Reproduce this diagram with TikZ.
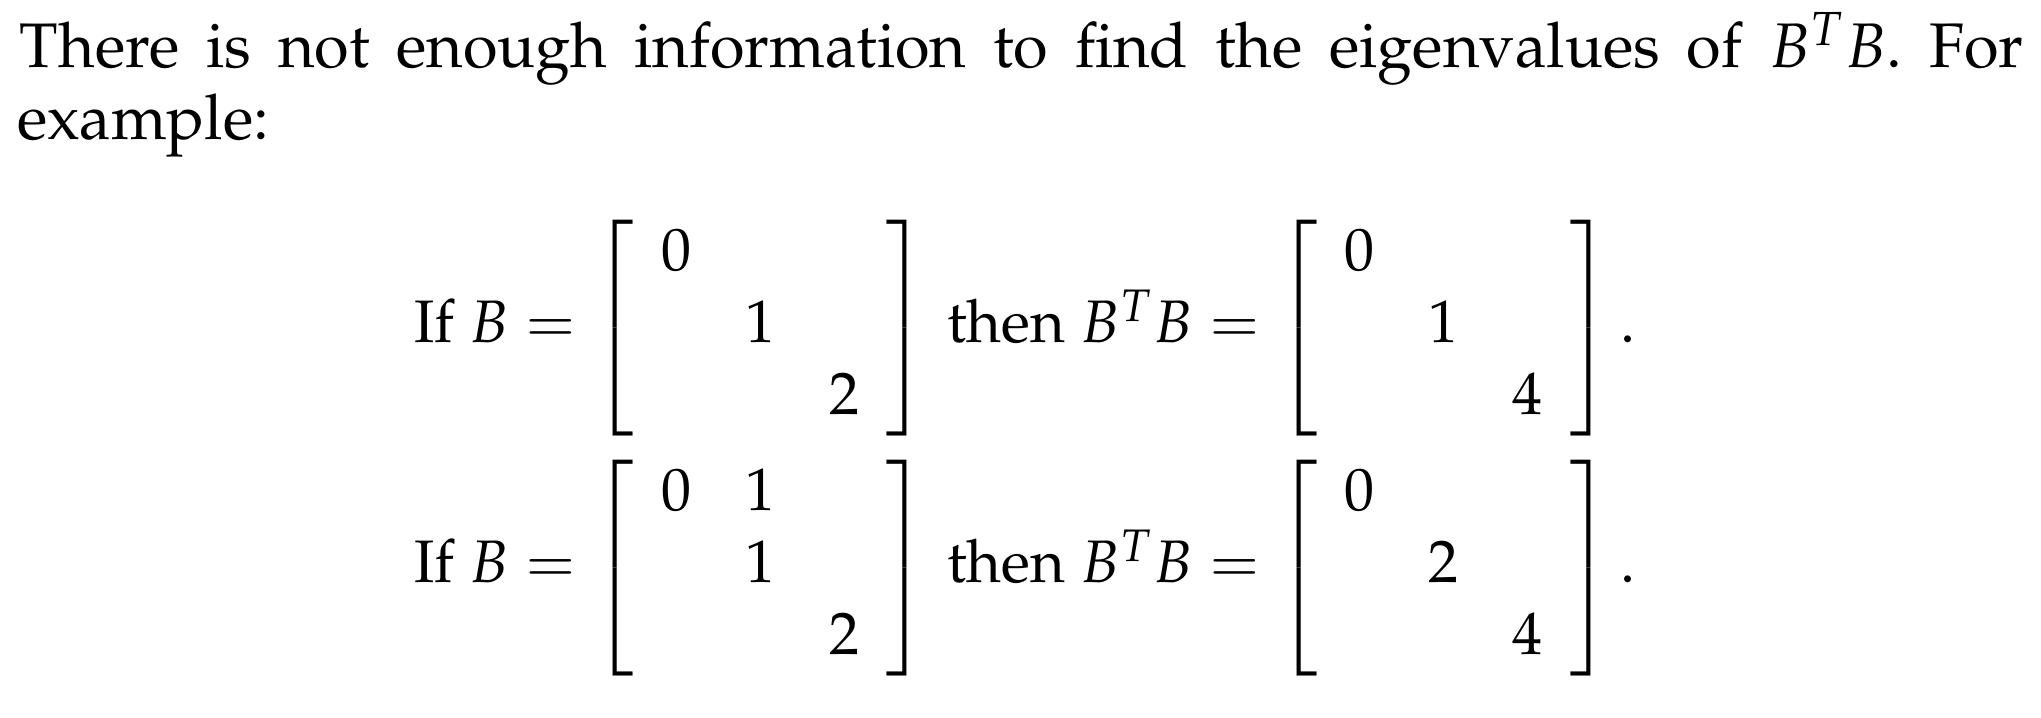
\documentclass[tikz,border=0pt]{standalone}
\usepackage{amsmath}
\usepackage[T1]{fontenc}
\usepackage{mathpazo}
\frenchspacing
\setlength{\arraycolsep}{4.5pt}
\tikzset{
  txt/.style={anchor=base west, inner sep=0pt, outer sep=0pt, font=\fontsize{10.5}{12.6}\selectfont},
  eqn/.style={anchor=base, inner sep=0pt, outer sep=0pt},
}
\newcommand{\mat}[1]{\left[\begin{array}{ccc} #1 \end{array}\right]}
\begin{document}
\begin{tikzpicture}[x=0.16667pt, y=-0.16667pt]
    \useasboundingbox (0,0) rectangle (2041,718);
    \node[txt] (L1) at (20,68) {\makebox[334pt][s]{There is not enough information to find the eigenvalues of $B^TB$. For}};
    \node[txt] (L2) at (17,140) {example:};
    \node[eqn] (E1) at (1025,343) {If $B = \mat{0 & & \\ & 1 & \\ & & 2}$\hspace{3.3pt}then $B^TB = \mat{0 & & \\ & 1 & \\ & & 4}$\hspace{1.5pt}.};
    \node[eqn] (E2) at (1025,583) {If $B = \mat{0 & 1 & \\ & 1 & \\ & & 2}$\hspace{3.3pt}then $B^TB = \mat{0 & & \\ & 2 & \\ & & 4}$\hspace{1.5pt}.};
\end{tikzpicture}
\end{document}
────────────────────────────────────────
GIVEN REQUEST:
Omit any images, then output the listing exactly.

ANSWER FOR THE TASK:
Reproduce this diagram with TikZ.
\documentclass[tikz,border=0pt]{standalone}
\usepackage{amsmath}
\usepackage[T1]{fontenc}
\usepackage{mathpazo}
\frenchspacing
\setlength{\arraycolsep}{4.5pt}
\tikzset{
  txt/.style={anchor=base west, inner sep=0pt, outer sep=0pt, font=\fontsize{10.5}{12.6}\selectfont},
  eqn/.style={anchor=base, inner sep=0pt, outer sep=0pt},
}
\newcommand{\mat}[1]{\left[\begin{array}{ccc} #1 \end{array}\right]}
\begin{document}
\begin{tikzpicture}[x=0.16667pt, y=-0.16667pt]
    \useasboundingbox (0,0) rectangle (2041,718);
    \node[txt] (L1) at (20,68) {\makebox[334pt][s]{There is not enough information to find the eigenvalues of $B^TB$. For}};
    \node[txt] (L2) at (17,140) {example:};
    \node[eqn] (E1) at (1025,343) {If $B = \mat{0 & & \\ & 1 & \\ & & 2}$\hspace{3.3pt}then $B^TB = \mat{0 & & \\ & 1 & \\ & & 4}$\hspace{1.5pt}.};
    \node[eqn] (E2) at (1025,583) {If $B = \mat{0 & 1 & \\ & 1 & \\ & & 2}$\hspace{3.3pt}then $B^TB = \mat{0 & & \\ & 2 & \\ & & 4}$\hspace{1.5pt}.};
\end{tikzpicture}
\end{document}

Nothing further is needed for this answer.